Just goes to show there’s more to life than money!!
While the result of the vote is now known, the economic and market implications are far from set in stone. Although if Friday is anything to go by, you can safely assume the market isn't too thrilled with the outcome.
Investors are often told to “ignore the noise” in situations like this but the noise can get very loud, so that can be easier said than done.
Here is some perspective:
All that aside, people are going to be coming out of the woodwork to offer their opinions, with many hoping to call the next move correctly. No doubt we’ll have the media flocking to London to milk the story for all it’s worth.
Here’s a few filters you can apply to the deluge of opinions that you’ll see in the coming days, weeks and months:
Share brokers, traders, portfolio managers, financial advisors and the media all approach the markets from a different perspective. Don’t pay attention to what traders are saying about the market and expect that information to be relevant to you if you’re not a trader and vice versa for traders listening to fundamental investors. Don’t abandon a long-term investment philosophy based on short term events.
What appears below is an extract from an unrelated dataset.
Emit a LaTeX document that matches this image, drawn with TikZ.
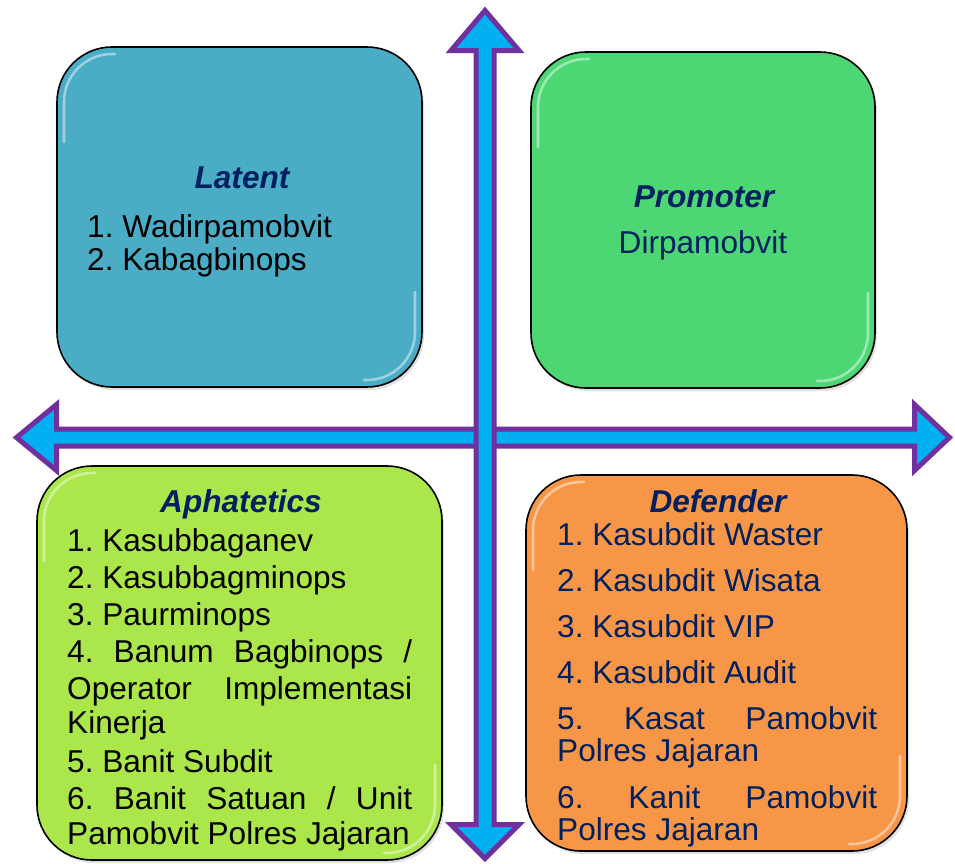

Understand the agenda of the person handing out the advice. Context matters! This is probably the biggest problem area for the average investor looking for investment advice from the media. The media's interest is getting more eyeballs to watch, so they can sell more advertising. The shiny, the shocking and the new is what gets people's attention.
Don’t expect the message to be tailored to your circumstances. None of the thousands of market voices out there spouting off will have your personal situation in mind when giving their thoughts — why would they? What's right for some may not be right for you.
Tactics always sound sexier than having a plan in place. Hunkering down, hedging your bets, trimming exposures, risk-on/risk-off, getting defensive or searching through the rubble for bargains sounds interesting. It can feel better to do something instead of sitting on your hands and doing nothing. But trying to do these things on the fly because others may be doing them is a sure way to lose some money without a proper plan in place.
Interesting doesn’t mean actionable. You can follow the ups and downs in the market solely for entertainment purposes if you find it interesting. That doesn’t mean you have to act on every single move in the market just because it grabs your interests. Actions should be triggered by something other than your nerves.
You don’t have to have an opinion about everything. After 30 years in this business, I still don’t know where the market will head in the short term. The good news is that it's not that important. Market returns are there for the taking so long as you stay disciplined and build a diversified strategy around risks that carry a reliable reward. You can still manage risk without figuring where the markets will go this Wednesday.
PS – I write about events like this reluctantly, but given the widespread attention, plus the number of people who've asked me about it, I thought it useful to put things in perspective. Anyone with a balanced portfolio should not be losing any sleep over this.